In such cases, it might be more cost effective to start anew.

After you've selected a potential candidate (see http://bit.ly/EHR_Shopping for tips on EHR selection) you can hammer out the important details.

The first issue to consider is transfer of data, which your new vendor should be able to do easily.

"Normally each vendor has a game plan for converting data to a new product," says Jennings.

Next, a practice should do its best to lessen the likelihood of being in this situation again. New vendors should be checked for business solvency, by researching areas such as technology innovations and research and development investments, says Wasserman.

As a final layer of protection, practices should make sure they have solid contracts in place with their new vendors, says Monteith. These should include information on where data is stored, and how quickly it can be recovered.

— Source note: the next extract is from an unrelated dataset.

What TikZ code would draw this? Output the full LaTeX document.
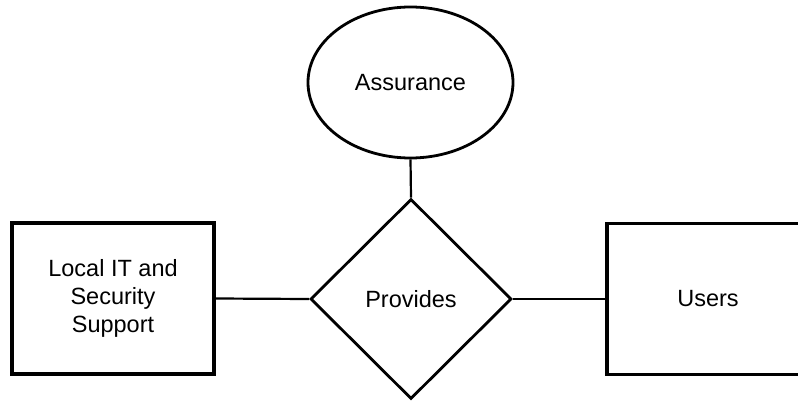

"If you're an administrator, you're going to contractually make sure you have a good agreement with a vendor," says Monteith. "If the [vendor] doesn't follow through on its contract, what are you going to do?"

Philadelphia-based healthcare consultant and nonpracticing physician Scot Silverstein says a practice should have a data-migration provision of some type in its vendor contract.

"If they don't, or if it's not honored, they will likely need to pay a pretty penny to a new EHR vendor or third party for data migration to a new EHR, assuming the old vendor can and will provide the data schema, or map, terminology sets, etc., needed for the migration," he says.

There are also different considerations depending on whether a practice chooses a cloud-based or server-based product.

"The problem when it comes to using the cloud for health data is that as soon as they move the data offshore, you lose control of your data," warns Monteith. "If you're going to go with more of a server model, you need to look at the contracts, [and] make sure it's a solid company. And you also need to be making backups locally so you have possession of the data. You need to have a very solid answer to this question: What happens if our vendor goes out of business tomorrow?"

Considering all these factors ensures you'll end up with an even better EHR, and be able to say that one door's closing truly means new opportunities opening up for your practice.